Herschel Would Be Proud

I went into the military for two main reasons.
1. It was all I ever wanted to do. I can't imagine having chosen any other profession. I'm a little amazed that 20-odd years have flown by. And I'm still trying to figure out what I'll do when I grow up (professional athlete and Indian Chief are probably out of the running; I could still be a fireman somewhere, though).
2. I had to find an honorable way to avoid the implicit familial obligation to commit myself to a lifetime of ranching in Alabama. Back-breaking, before-the-sun-comes-up 'til after-the-sun-goes-down, day-in-day-out whatever the weather ranching. I've enormous respect for cattlemen. It's an unforgiving, all day, every day, ball-busting profession (profession, not job). I come from a family tradition of cattlemen. They are my heroes. And there's no way in hell I was going to do that for a living. It's truly a calling, and if you're not called, stay the hell away. I liked the cows. I liked the horses. I liked the guns and the auction barns and the honky-tonks and the ranges and pastures. But I didn't love it. And being a cattleman is a labor of love.
So, when I saw this political add (posted up on AoS) it brought me back. This guy is not a poseur. I can imagine putting boots up on the rails of the Kennett-Murray auction barn and spitting tobacco juice with this guy*. He's for real. God Bless 'im.
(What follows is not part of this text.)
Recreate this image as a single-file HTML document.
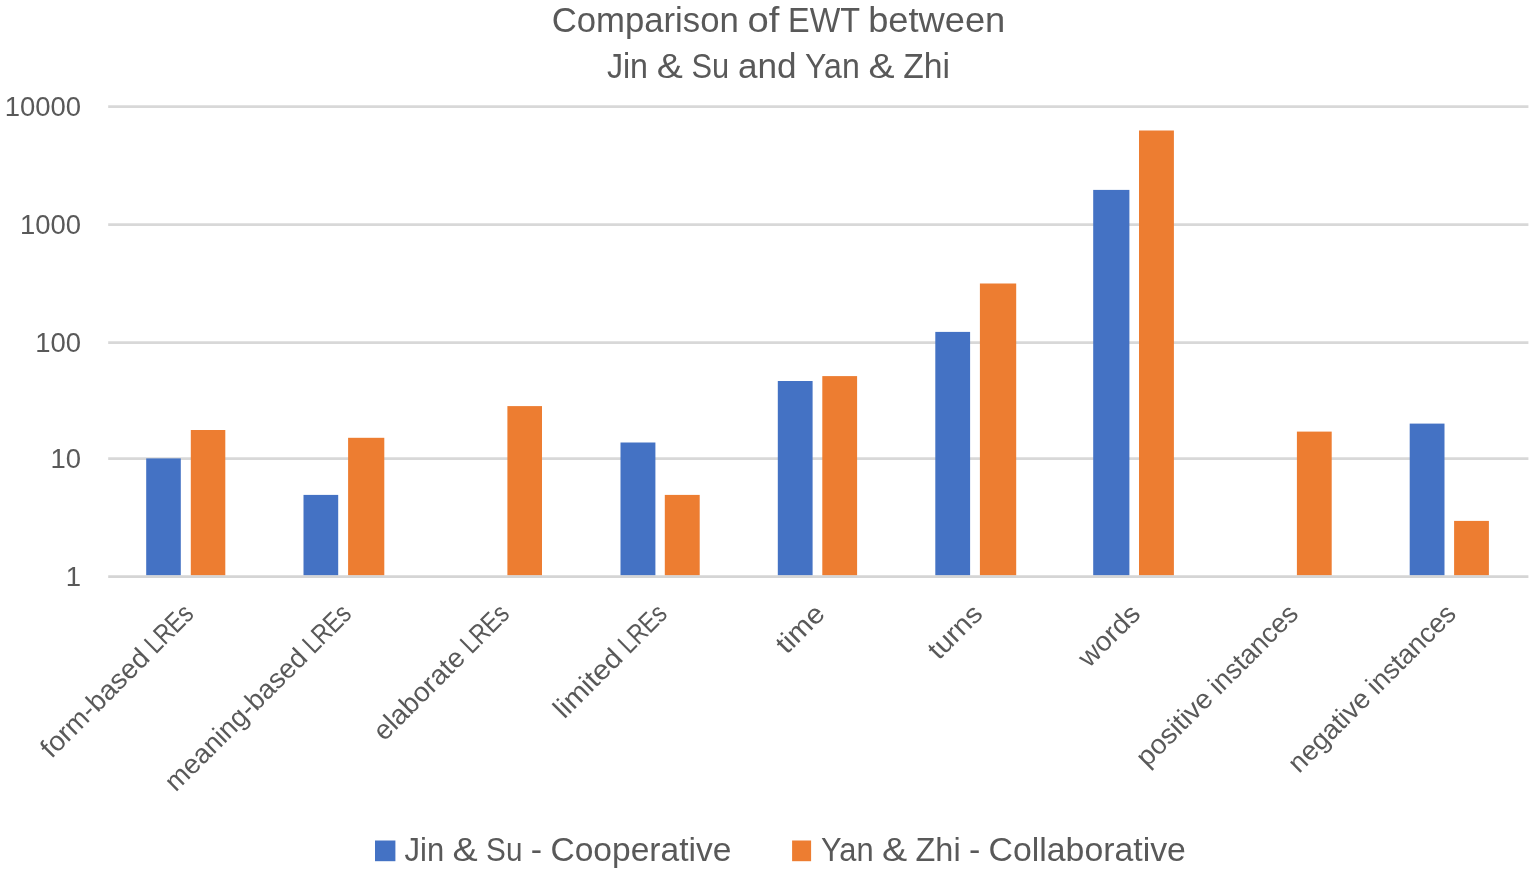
<!DOCTYPE html>
<html lang="en">
<head>
<meta charset="utf-8">
<title>Comparison of EWT between Jin &amp; Su and Yan &amp; Zhi</title>
<style>
html,body{margin:0;padding:0;background:#ffffff;}
body{width:1535px;height:875px;overflow:hidden;font-family:"Liberation Sans",sans-serif;}
svg{display:block;}
svg text{font-family:"Liberation Sans",sans-serif;fill:#595959;}
</style>
</head>
<body>
<svg role="img" aria-label="Comparison of EWT between Jin &amp; Su and Yan &amp; Zhi" width="1535" height="875" viewBox="0 0 1535 875">
<rect x="0" y="0" width="1535" height="875" fill="#ffffff"/>
<g stroke="#d8d8d8" stroke-width="2.8" fill="none">
<line x1="108.2" y1="106.7" x2="1528.4" y2="106.7"/>
<line x1="108.2" y1="224.6" x2="1528.4" y2="224.6"/>
<line x1="108.2" y1="342.6" x2="1528.4" y2="342.6"/>
<line x1="108.2" y1="458.6" x2="1528.4" y2="458.6"/>
</g>
<g>
<rect x="146.2" y="458.4" width="34.6" height="117.1" fill="#4472c4"/>
<rect x="190.8" y="430.0" width="34.5" height="145.5" fill="#ed7d31"/>
<rect x="303.5" y="494.9" width="34.7" height="80.6" fill="#4472c4"/>
<rect x="348.1" y="437.8" width="36.2" height="137.7" fill="#ed7d31"/>
<rect x="507.4" y="406.1" width="34.6" height="169.4" fill="#ed7d31"/>
<rect x="620.5" y="442.5" width="34.9" height="133.0" fill="#4472c4"/>
<rect x="664.8" y="494.9" width="34.9" height="80.6" fill="#ed7d31"/>
<rect x="777.8" y="381.0" width="34.8" height="194.5" fill="#4472c4"/>
<rect x="822.3" y="376.1" width="34.8" height="199.4" fill="#ed7d31"/>
<rect x="935.3" y="331.9" width="34.8" height="243.6" fill="#4472c4"/>
<rect x="979.9" y="283.5" width="36.3" height="292.0" fill="#ed7d31"/>
<rect x="1093.2" y="189.9" width="36.2" height="385.6" fill="#4472c4"/>
<rect x="1139.0" y="130.5" width="34.9" height="445.0" fill="#ed7d31"/>
<rect x="1296.9" y="431.6" width="34.8" height="143.9" fill="#ed7d31"/>
<rect x="1409.7" y="423.6" width="34.8" height="151.9" fill="#4472c4"/>
<rect x="1454.1" y="520.9" width="34.8" height="54.6" fill="#ed7d31"/>
</g>
<line x1="108.2" y1="576.6" x2="1528.4" y2="576.6" stroke="#d5d5d5" stroke-width="2.8"/>
<g font-size="35.3">
<text y="32.0"><tspan x="551.7" textLength="187.1" lengthAdjust="spacingAndGlyphs">Comparison</tspan> <tspan x="747.5" textLength="31.9" lengthAdjust="spacingAndGlyphs">of</tspan> <tspan x="788.1" textLength="71.4" lengthAdjust="spacingAndGlyphs">EWT</tspan> <tspan x="868.2" textLength="137.1" lengthAdjust="spacingAndGlyphs">between</tspan></text>
<text y="78.3"><tspan x="606.9" textLength="41.1" lengthAdjust="spacingAndGlyphs">Jin</tspan> <tspan x="656.7" textLength="26.1" lengthAdjust="spacingAndGlyphs">&amp;</tspan> <tspan x="691.5" textLength="37.7" lengthAdjust="spacingAndGlyphs">Su</tspan> <tspan x="737.9" textLength="58.6" lengthAdjust="spacingAndGlyphs">and</tspan> <tspan x="805.1" textLength="54.6" lengthAdjust="spacingAndGlyphs">Yan</tspan> <tspan x="868.4" textLength="26.1" lengthAdjust="spacingAndGlyphs">&amp;</tspan> <tspan x="903.2" textLength="46.8" lengthAdjust="spacingAndGlyphs">Zhi</tspan></text>
</g>
<g font-size="28.4" text-anchor="end">
<text x="81.0" y="116.0" textLength="76.3" lengthAdjust="spacingAndGlyphs">10000</text>
<text x="81.0" y="233.9" textLength="61.0" lengthAdjust="spacingAndGlyphs">1000</text>
<text x="81.0" y="351.9" textLength="45.8" lengthAdjust="spacingAndGlyphs">100</text>
<text x="81.0" y="467.9" textLength="30.5" lengthAdjust="spacingAndGlyphs">10</text>
<text x="81.0" y="585.9" textLength="15.3" lengthAdjust="spacingAndGlyphs">1</text>
</g>
<g font-size="27.5">
<text transform="translate(195.1,615.5) rotate(-45)" y="0"><tspan x="-203.2" textLength="141.0" lengthAdjust="spacingAndGlyphs">form-based</tspan> <tspan x="-55.5" textLength="55.5" lengthAdjust="spacingAndGlyphs">LREs</tspan></text>
<text transform="translate(352.9,615.5) rotate(-45)" y="0"><tspan x="-250.4" textLength="188.2" lengthAdjust="spacingAndGlyphs">meaning-based</tspan> <tspan x="-55.5" textLength="55.5" lengthAdjust="spacingAndGlyphs">LREs</tspan></text>
<text transform="translate(510.7,615.5) rotate(-45)" y="0"><tspan x="-179.0" textLength="116.7" lengthAdjust="spacingAndGlyphs">elaborate</tspan> <tspan x="-55.5" textLength="55.5" lengthAdjust="spacingAndGlyphs">LREs</tspan></text>
<text transform="translate(668.5,615.5) rotate(-45)" y="0"><tspan x="-147.6" textLength="85.3" lengthAdjust="spacingAndGlyphs">limited</tspan> <tspan x="-55.5" textLength="55.5" lengthAdjust="spacingAndGlyphs">LREs</tspan></text>
<text transform="translate(826.3,615.5) rotate(-45)" y="0"><tspan x="-55.8" textLength="55.8" lengthAdjust="spacingAndGlyphs">time</tspan></text>
<text transform="translate(984.1,615.5) rotate(-45)" y="0"><tspan x="-64.0" textLength="64.0" lengthAdjust="spacingAndGlyphs">turns</tspan></text>
<text transform="translate(1141.9,615.5) rotate(-45)" y="0"><tspan x="-74.8" textLength="74.8" lengthAdjust="spacingAndGlyphs">words</tspan></text>
<text transform="translate(1299.7,615.5) rotate(-45)" y="0"><tspan x="-215.8" textLength="95.4" lengthAdjust="spacingAndGlyphs">positive</tspan> <tspan x="-113.6" textLength="113.6" lengthAdjust="spacingAndGlyphs">instances</tspan></text>
<text transform="translate(1457.5,615.5) rotate(-45)" y="0"><tspan x="-224.0" textLength="103.6" lengthAdjust="spacingAndGlyphs">negative</tspan> <tspan x="-113.6" textLength="113.6" lengthAdjust="spacingAndGlyphs">instances</tspan></text>
</g>
<rect x="375" y="840.5" width="20.4" height="20.7" fill="#4472c4"/>
<rect x="792.1" y="840.5" width="19" height="20.7" fill="#ed7d31"/>
<g font-size="34.0">
<text y="861.0"><tspan x="404.6" textLength="39.6" lengthAdjust="spacingAndGlyphs">Jin</tspan> <tspan x="452.6" textLength="25.2" lengthAdjust="spacingAndGlyphs">&amp;</tspan> <tspan x="486.1" textLength="36.3" lengthAdjust="spacingAndGlyphs">Su</tspan> <tspan x="530.8" textLength="11.3" lengthAdjust="spacingAndGlyphs">-</tspan> <tspan x="550.4" textLength="181.0" lengthAdjust="spacingAndGlyphs">Cooperative</tspan></text>
<text y="861.0"><tspan x="821.0" textLength="52.6" lengthAdjust="spacingAndGlyphs">Yan</tspan> <tspan x="882.0" textLength="25.2" lengthAdjust="spacingAndGlyphs">&amp;</tspan> <tspan x="915.5" textLength="45.1" lengthAdjust="spacingAndGlyphs">Zhi</tspan> <tspan x="969.0" textLength="11.3" lengthAdjust="spacingAndGlyphs">-</tspan> <tspan x="988.6" textLength="197.3" lengthAdjust="spacingAndGlyphs">Collaborative</tspan></text>
</g>
</svg>
</body>
</html>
*Alabama cattlemen taught me to set a horse, gave me my first beer, my first shot of whiskey, my first lessons in shooting, first taught me the intricacies of the ambush (because we were going to By-God get the sumbitches that were putting sugar in the tanks of the cattle trucks). They also first, through the auspices of Herschel, exposed me to tobacco. As I looked around the Kennett-Murray auction barn, every cowboy there was chewing on some sort of tobacco. Plug, leaf, and pulverized. Some seemed to spit incessantly, some spit never. When I asked one of the cowboys about it, he said, "well, boy, some spit and some gut it." I begged a pocketknife and a rind of Cannonball plug off of Herschel. The juice was pretty sweet, and I didn't know then to have a container on hand, so I gutted it. Which went well for about 15 minutes. Then I stumbled outside and heaved into a big rubber-made trashcan on wheels. I was just tall enough to hook my chin over the lip of the trashcan. When I went back in and told Herschel I'd tossed my world-class cattleman's breakfast, he said,"That's all right, boy; it'll get the worms out." I think I was eight.

1 comment:

  1. I never knew that story. ahh the building blocks of life.